For such a long-time Joey cast a constant shadow over my decisions and actions. My life was in a holding pattern as I hoped he’d come back in.
Joey seemed to be the first same-age guy that showed an interest in me. Prior to Joey, guys my age said was too geeky, too short, too thin, not thin enough, not gay enough.
Joey liked all those things about me. He was sweet to me. He was kind to me. College’s manic pixie boy façade had paid-off.
In my memory, he was the perfect straight-laced rebel. Edgy enough to be interesting, and clean enough to bring home.
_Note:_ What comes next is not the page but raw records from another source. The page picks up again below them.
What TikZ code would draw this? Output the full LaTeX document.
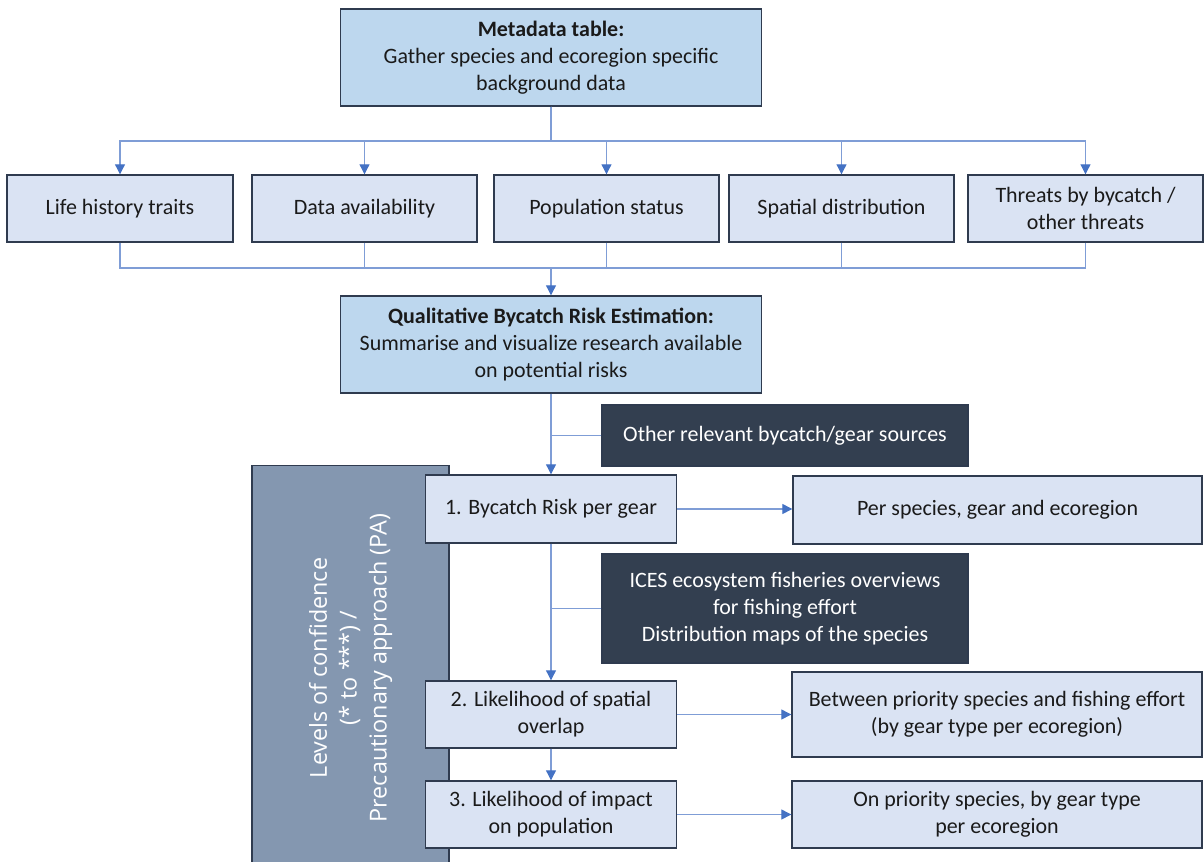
\documentclass[tikz,border=0pt]{standalone}
\usepackage{fontspec}
\setmainfont{Carlito}
\newfontfamily\conffont{Open Sans}
\usetikzlibrary{arrows.meta}
\definecolor{headfill}{HTML}{BDD7EE}
\definecolor{boxfill}{HTML}{DAE3F3}
\definecolor{boxline}{HTML}{2F3B4F}
\definecolor{darkfill}{HTML}{333F50}
\definecolor{greyfill}{HTML}{8497B0}
\definecolor{linkblue}{HTML}{7F9DD6}
\definecolor{tipblue}{HTML}{4472C4}
\definecolor{ink}{HTML}{1A1A1A}
\begin{document}
\begin{tikzpicture}[x=0.02cm,y=-0.02cm,
    font=\fontsize{12.5}{15.3}\selectfont,
    head/.style={draw=boxline,fill=headfill,line width=0.8pt,align=center,text=ink,
        minimum width=8.42cm,minimum height=1.94cm,inner sep=0pt},
    box/.style={draw=boxline,fill=boxfill,line width=0.8pt,align=center,text=ink,
        minimum height=1.34cm,inner sep=0pt},
    dark/.style={draw=boxline,fill=darkfill,text=white,line width=0.8pt,align=center,
        minimum width=7.32cm,inner sep=0pt},
    link/.style={draw=linkblue,line width=0.6pt},
    arr/.style={link,-{Triangle[length=0.2cm,width=0.2cm,fill=tipblue,color=tipblue]}}]
    \useasboundingbox (0,0) rectangle (1204,862);
    % top of the scheme
    \node[head] (meta) at (551,57.5) {\textbf{Metadata table:}\\Gather species and ecoregion specific\\background data};
    \node[box, minimum width=4.52cm] (life) at (120,208.5) {Life history traits};
    \node[box, minimum width=4.50cm] (data) at (364.5,208.5) {Data availability};
    \node[box, minimum width=4.50cm] (popu) at (606.5,208.5) {Population status};
    \node[box, minimum width=4.50cm] (spat) at (841.5,208.5) {Spatial distribution};
    \node[box, minimum width=4.70cm] (thre) at (1085.5,208.5) {Threats by bycatch /\\other threats};
    \node[head] (qual) at (551,344.5) {\textbf{Qualitative Bycatch Risk Estimation:}\\Summarise and visualize research available\\on potential risks};
    % confidence bar on the left
    \node[draw=boxline,fill=greyfill,line width=0.8pt,rotate=90,minimum width=8.1cm,minimum height=3.94cm,
        text=white,align=center,font=\conffont\fontsize{13.3}{17}\selectfont] (conf) at (350.5,668)
        {Levels of confidence\\(* to ***) /\\Precautionary approach (PA)};
    % steps
    \node[dark, minimum height=1.22cm] (other) at (785,435.5) {Other relevant bycatch/gear sources};
    \node[box, minimum width=5.02cm, minimum height=1.36cm] (risk) at (551,509) {1. Bycatch Risk per gear};
    \node[box, minimum width=8.18cm, minimum height=1.36cm] (perspec) at (997.5,510) {Per species, gear and ecoregion};
    \node[dark, minimum height=2.18cm] (ices) at (785,608.5) {ICES ecosystem fisheries overviews\\for fishing effort\\Distribution maps of the species};
    \node[box, minimum width=5.02cm] (overlap) at (551,714.5) {2. Likelihood of spatial\\overlap};
    \node[box, minimum width=8.20cm, minimum height=1.70cm] (between) at (997,714.5) {Between priority species and fishing effort\\(by gear type per ecoregion)};
    \node[box, minimum width=5.02cm] (impact) at (551,814.5) {3. Likelihood of impact\\on population};
    \node[box, minimum width=8.20cm] (onprio) at (997,814.5) {On priority species, by gear type\\per ecoregion};
    % connectors
    \coordinate (topbus) at (551,141);
    \coordinate (botbus) at (551,268);
    \foreach \n in {life,data,popu,spat,thre}
        \draw[arr] (meta.south) -- (topbus) -| (\n.north);
    \foreach \n in {life,data,popu,spat,thre}
        \draw[link] (\n.south) |- (botbus);
    \draw[arr] (botbus) -- (qual.north);
    \draw[arr] (qual.south) -- (risk.north);
    \draw[link] (other.west) -- (other.west -| qual.south);
    \draw[arr] (risk.east) -- (risk.east -| perspec.west);
    \draw[arr] (risk.south) -- (overlap.north);
    \draw[link] (ices.west) -- (ices.west -| risk.south);
    \draw[arr] (overlap.east) -- (overlap.east -| between.west);
    \draw[arr] (overlap.south) -- (impact.north);
    \draw[arr] (impact.east) -- (impact.east -| onprio.west);
\end{tikzpicture}
\end{document}
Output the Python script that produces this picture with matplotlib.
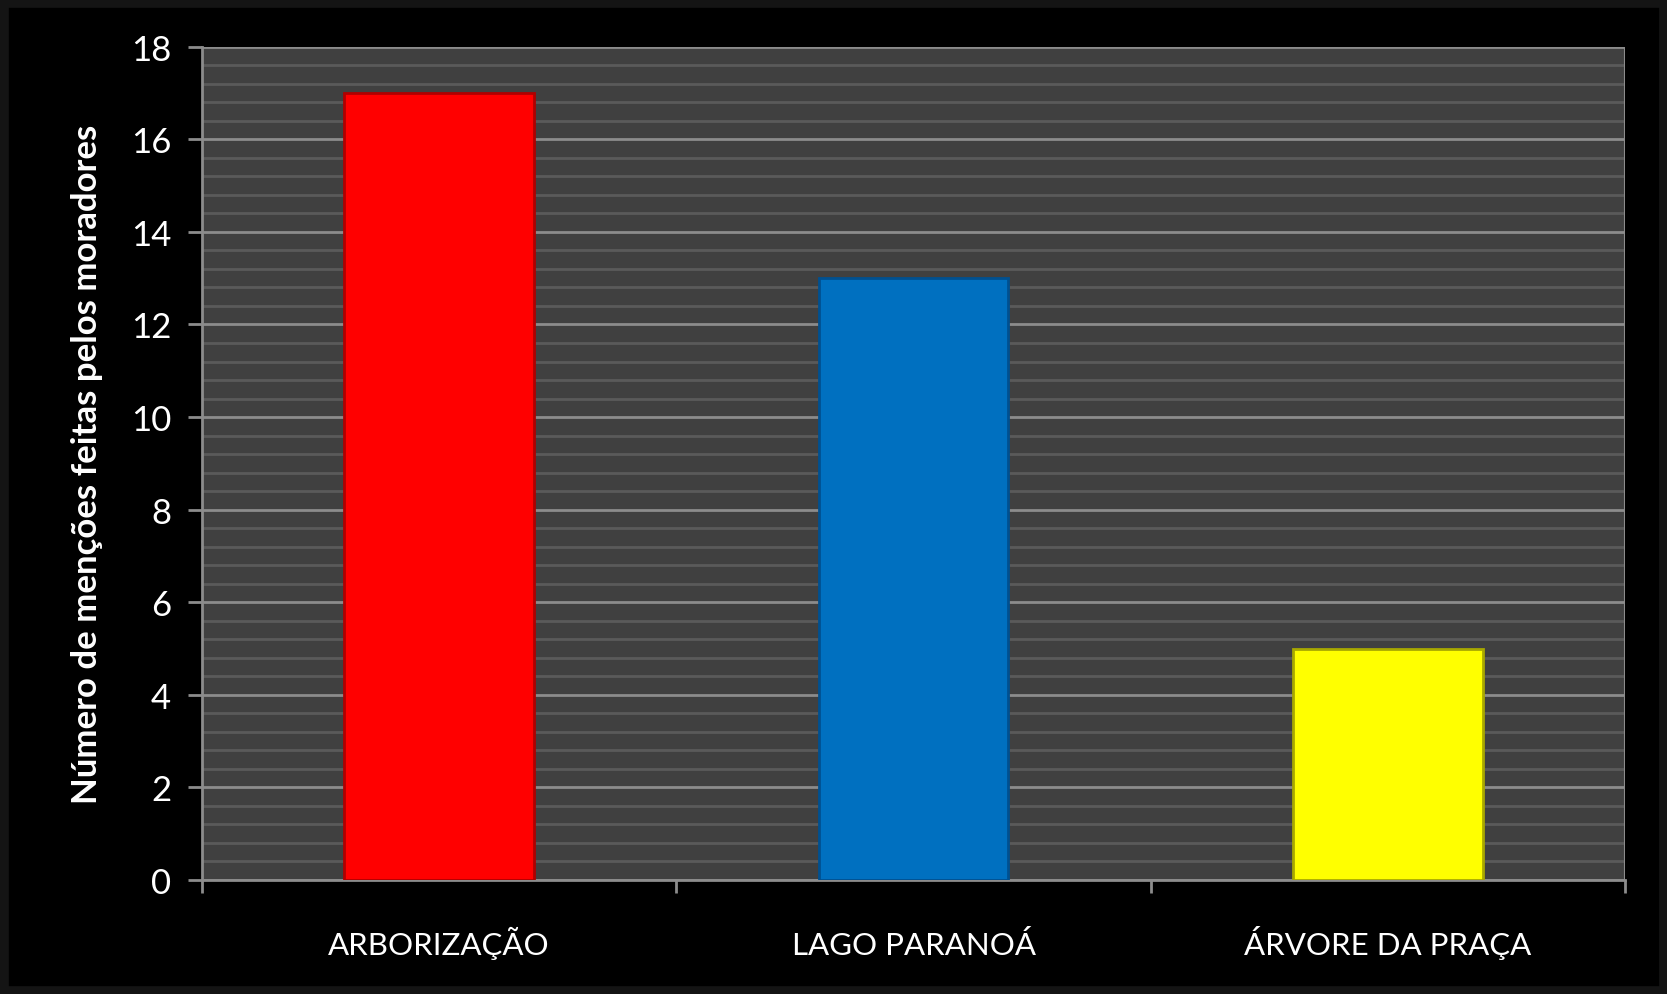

That New Year’s Eve, through Joey and his friends, I was fully introduced to seedy and drug-fueled as normal. I was introduced to the concept of frenemies by how Joey and his circle behaved toward one another. A world where my façade got me accepted in and insulated me from; my silence and listening-skills gave the illusion of emotional investment. In truth, my carefully designed masks had kept me the constant observe of life and not the actor, leaving me ill-equipped for ethnography. I began seeing the catty duplicitous behavior and normalized it. I gave myself permission to replicate their naughty behavior.
Eventually, I went back to school and Joey and my correspondence petered out, as he was always too busy to answer a phone. As I waited for Joey to re-enter my life, I created disruption in my relationships, making myself always available but never alone.